The Friars Club, renowned for its legendary Friars “Roasts” and whose members have included entertainment luminaries such as George Burns, Jerry Lewis, Frank Sinatra and Elizabeth Taylor, claimed that Defendants infringed and diluted The Friars Club’s trademark by operating “Friars of Beverly Hills” and by falsely claiming that it was the successor to the Friars Club of California, a now-defunct former licensee of The Friars Club.
Pryor Cashman Litigation partners Jamie M. Brickell and Frank P. Scibilia moved for summary judgment against Defendants, arguing that the Friars of Beverly Hills was not a successor to the Friars Club of California, that Defendants were intentionally infringing upon Plaintiff’s mark, and that the evidence – including newspaper articles and websites (and its own membership) inaccurately identifying the Friars of Beverly Hills as “The Friars Club” – indisputably showed that Defendants were using The Friars Club’s fame for its own advantage.

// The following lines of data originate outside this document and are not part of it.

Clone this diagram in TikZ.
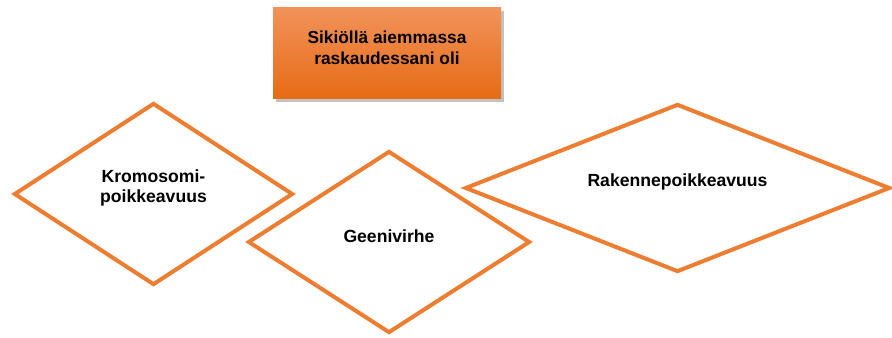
\documentclass[tikz,border=0pt]{standalone}
\usepackage{fontspec}
\setmainfont{Liberation Sans}
\usetikzlibrary{shapes.geometric,shadows}
\definecolor{accent}{HTML}{ED7D31}
\definecolor{boxtop}{HTML}{F2925A}
\definecolor{boxbot}{HTML}{E66B14}
\begin{document}
\begin{tikzpicture}[x=0.75pt,y=-0.75pt,
  header/.style={rectangle, top color=boxtop, bottom color=boxbot, draw=none,
    minimum width=171pt, minimum height=68.25pt, inner sep=0pt,
    drop shadow={shadow xshift=2pt, shadow yshift=-2pt, opacity=0.4, fill=black!60}},
  choice/.style={diamond, draw=accent, line width=3pt, fill=white, inner sep=0pt},
  caption/.style={align=center, inner sep=0pt, font=\bfseries\fontsize{13.2}{15.5}\selectfont}]
  \useasboundingbox (0,0) rectangle (892,338);

  % heading box and its text
  \node[header] (head) at (387,53.5) {};
  \node[caption, font=\bfseries\fontsize{13}{15.5}\selectfont] (ht) at ([yshift=4.5pt]head.center)
    {Sikiöllä aiemmassa\\raskaudessani oli};

  % three categories
  \node[choice, minimum width=209.25pt, minimum height=136.5pt] (d1) at (153.5,194) {};
  \node[choice, minimum width=211.5pt, minimum height=136.5pt] (d2) at (389,242) {};
  \node[choice, minimum width=318.75pt, minimum height=126pt] (d3) at (677.5,188) {};

  \node[caption] (t1) at ([yshift=4.5pt]d1.center) {Kromosomi-\\poikkeavuus};
  \node[caption] (t2) at ([yshift=4pt]d2.center) {Geenivirhe};
  \node[caption] (t3) at ([yshift=4.5pt]d3.center) {Rakennepoikkeavuus};
\end{tikzpicture}
\end{document}
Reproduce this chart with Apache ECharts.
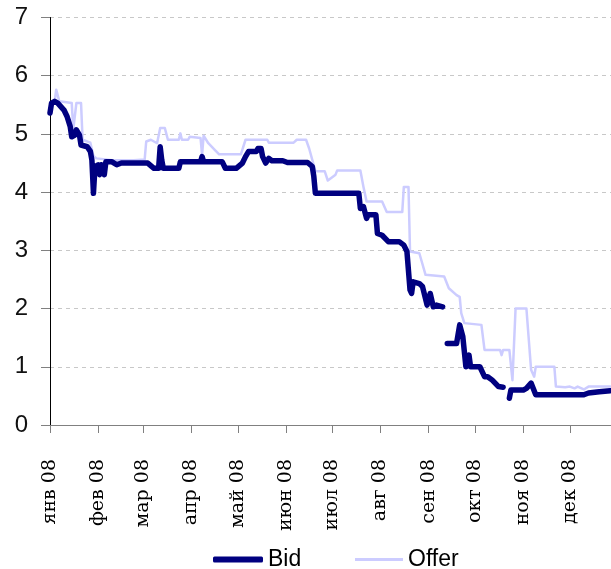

In a decision dated September 4, 2007, the Court agreed, finding that the name “Friars” was not transferable from the Friars Club of California to Defendants, that the evidence clearly demonstrated actual confusion on the part of the consuming public and blurring between the two organizations, and that The Friars Club had acquired “secondary meaning.” Holding that “the only difference between ‘Friars’ and ‘Friars of Beverly Hills’ is the geographic designation ‘of Beverly Hills,’” the Court concluded that Defendants “may not evade trademark law by adopting” the Friars Club name and then “adding a geographic reference to try and distinguish its name.” The Court also relied on the fact that Defendants admitted that the name “Friars” is a “luxury brand,” that “everybody knows the Friars in the Country,” and that the “Friars” name is “a legacy” and “historic” in concluding that Defendants “intended to capitalize on the ‘Friars’ name by emulating it in every aspect.”
“In short,” as the Court ruled, “Defendants are using a mark (used by [The Friars Club] for over a hundred years) to identify a social club that is for all intents and purposes modeled after Plaintiff’s historic club.” Such “free riding on the investment of [The Friars Club] must now come to an end.”